• **Job**
Without including the pictures, copy out every line below.

• **Data**
********

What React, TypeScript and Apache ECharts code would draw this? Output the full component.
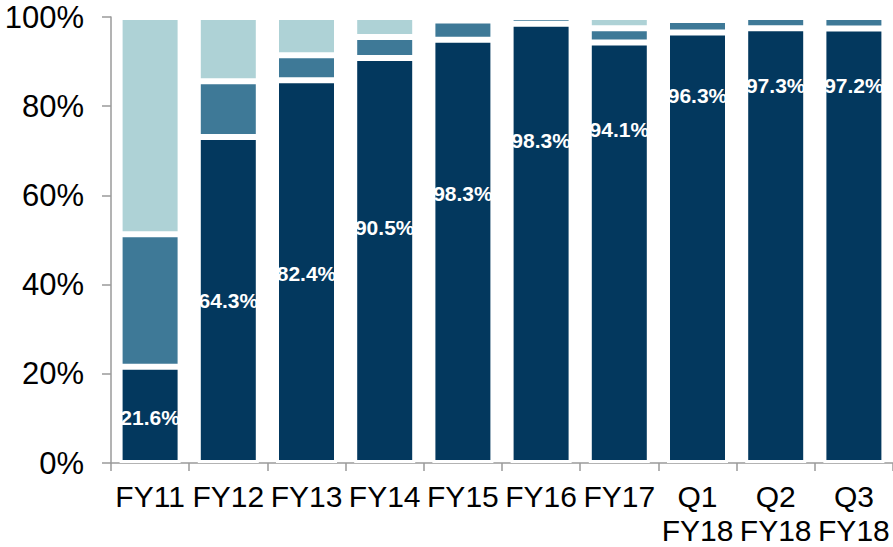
import React, { useEffect, useRef } from "react";
import * as echarts from "echarts";

const categories = ["FY11", "FY12", "FY13", "FY14", "FY15", "FY16", "FY17", "Q1\nFY18", "Q2\nFY18", "Q3\nFY18"];
// segment shares (% of total)
const darkShare = [21.6, 73.1, 85.8, 90.8, 94.9, 98.5, 94.3, 96.5, 97.5, 97.4];
const midShare = [29.7, 12.5, 5.6, 4.7, 4.3, 1.5, 3.2, 2.8, 2.5, 2.6];
const lightShare = [48.7, 14.4, 8.6, 4.5, 0.8, 0, 2.5, 0.7, 0, 0];
// printed data labels and the value level at which each one sits
const labelValues = [21.6, 64.3, 82.4, 90.5, 98.3, 98.3, 94.1, 96.3, 97.3, 97.2];
const labelLevel = [10.3, 36.4, 42.6, 52.9, 60.4, 72.3, 74.8, 82.5, 84.7, 84.7];
const yTicks = [0, 20, 40, 60, 80, 100];

const FONT = "'Liberation Sans', Arial, sans-serif";

export default function App() {
  const ref = useRef<HTMLDivElement>(null);
  useEffect(() => {
    document.body.style.margin = "0";
    if (!ref.current) return;
    const chart = echarts.init(ref.current, undefined, { renderer: "svg" });
    const seg = (name: string, data: number[], color: string) => ({
      name,
      type: "bar",
      stack: "total",
      data,
      barWidth: 61,
      itemStyle: { color, borderColor: "#ffffff", borderWidth: 3 },
      emphasis: { disabled: true },
    });
    chart.setOption({
      animation: false,
      grid: { left: 111, top: 17, width: 785, height: 448, containLabel: false },
      xAxis: {
        type: "category",
        data: categories,
        axisLine: { lineStyle: { color: "#9a9a9a", width: 1.5 } },
        axisTick: { show: true, length: 8, alignWithLabel: false, lineStyle: { color: "#9a9a9a", width: 1.5 } },
        axisLabel: {
          interval: 0,
          color: "#000000",
          fontSize: 30,
          lineHeight: 34,
          fontFamily: FONT,
          margin: 16,
        },
      },
      yAxis: {
        type: "value",
        min: yTicks[0],
        max: yTicks[yTicks.length - 1],
        interval: 20,
        axisLine: { show: true, lineStyle: { color: "#9a9a9a", width: 1.5 } },
        axisTick: { show: true, length: 9, lineStyle: { color: "#9a9a9a", width: 1.5 } },
        splitLine: { show: false },
        axisLabel: {
          formatter: "{value}%",
          color: "#000000",
          fontSize: 31,
          fontFamily: FONT,
          margin: 27,
        },
      },
      series: [
        seg("dark", darkShare, "#03385e"),
        seg("mid", midShare, "#3e7997"),
        seg("light", lightShare, "#aed2d6"),
        {
          type: "scatter",
          data: labelLevel.map((y, i) => [categories[i], y]),
          symbolSize: 1,
          itemStyle: { color: "rgba(0,0,0,0)", opacity: 1 },
          z: 10,
          label: {
            show: true,
            position: "inside",
            formatter: (p: any) => labelValues[p.dataIndex].toFixed(1) + "%",
            color: "#ffffff",
            opacity: 1,
            textBorderWidth: 0,
            fontSize: 21,
            fontWeight: "bold",
            fontFamily: FONT,
          },
          emphasis: { disabled: true },
        },
      ],
    });
    return () => chart.dispose();
  }, []);
  return <div ref={ref} style={{ width: 893, height: 547 }} />;
}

********

• **Worked answer**
What React, TypeScript and Apache ECharts code would draw this? Output the full component.
import React, { useEffect, useRef } from "react";
import * as echarts from "echarts";

const categories = ["FY11", "FY12", "FY13", "FY14", "FY15", "FY16", "FY17", "Q1\nFY18", "Q2\nFY18", "Q3\nFY18"];
// segment shares (% of total)
const darkShare = [21.6, 73.1, 85.8, 90.8, 94.9, 98.5, 94.3, 96.5, 97.5, 97.4];
const midShare = [29.7, 12.5, 5.6, 4.7, 4.3, 1.5, 3.2, 2.8, 2.5, 2.6];
const lightShare = [48.7, 14.4, 8.6, 4.5, 0.8, 0, 2.5, 0.7, 0, 0];
// printed data labels and the value level at which each one sits
const labelValues = [21.6, 64.3, 82.4, 90.5, 98.3, 98.3, 94.1, 96.3, 97.3, 97.2];
const labelLevel = [10.3, 36.4, 42.6, 52.9, 60.4, 72.3, 74.8, 82.5, 84.7, 84.7];
const yTicks = [0, 20, 40, 60, 80, 100];

const FONT = "'Liberation Sans', Arial, sans-serif";

export default function App() {
  const ref = useRef<HTMLDivElement>(null);
  useEffect(() => {
    document.body.style.margin = "0";
    if (!ref.current) return;
    const chart = echarts.init(ref.current, undefined, { renderer: "svg" });
    const seg = (name: string, data: number[], color: string) => ({
      name,
      type: "bar",
      stack: "total",
      data,
      barWidth: 61,
      itemStyle: { color, borderColor: "#ffffff", borderWidth: 3 },
      emphasis: { disabled: true },
    });
    chart.setOption({
      animation: false,
      grid: { left: 111, top: 17, width: 785, height: 448, containLabel: false },
      xAxis: {
        type: "category",
        data: categories,
        axisLine: { lineStyle: { color: "#9a9a9a", width: 1.5 } },
        axisTick: { show: true, length: 8, alignWithLabel: false, lineStyle: { color: "#9a9a9a", width: 1.5 } },
        axisLabel: {
          interval: 0,
          color: "#000000",
          fontSize: 30,
          lineHeight: 34,
          fontFamily: FONT,
          margin: 16,
        },
      },
      yAxis: {
        type: "value",
        min: yTicks[0],
        max: yTicks[yTicks.length - 1],
        interval: 20,
        axisLine: { show: true, lineStyle: { color: "#9a9a9a", width: 1.5 } },
        axisTick: { show: true, length: 9, lineStyle: { color: "#9a9a9a", width: 1.5 } },
        splitLine: { show: false },
        axisLabel: {
          formatter: "{value}%",
          color: "#000000",
          fontSize: 31,
          fontFamily: FONT,
          margin: 27,
        },
      },
      series: [
        seg("dark", darkShare, "#03385e"),
        seg("mid", midShare, "#3e7997"),
        seg("light", lightShare, "#aed2d6"),
        {
          type: "scatter",
          data: labelLevel.map((y, i) => [categories[i], y]),
          symbolSize: 1,
          itemStyle: { color: "rgba(0,0,0,0)", opacity: 1 },
          z: 10,
          label: {
            show: true,
            position: "inside",
            formatter: (p: any) => labelValues[p.dataIndex].toFixed(1) + "%",
            color: "#ffffff",
            opacity: 1,
            textBorderWidth: 0,
            fontSize: 21,
            fontWeight: "bold",
            fontFamily: FONT,
          },
          emphasis: { disabled: true },
        },
      ],
    });
    return () => chart.dispose();
  }, []);
  return <div ref={ref} style={{ width: 893, height: 547 }} />;
}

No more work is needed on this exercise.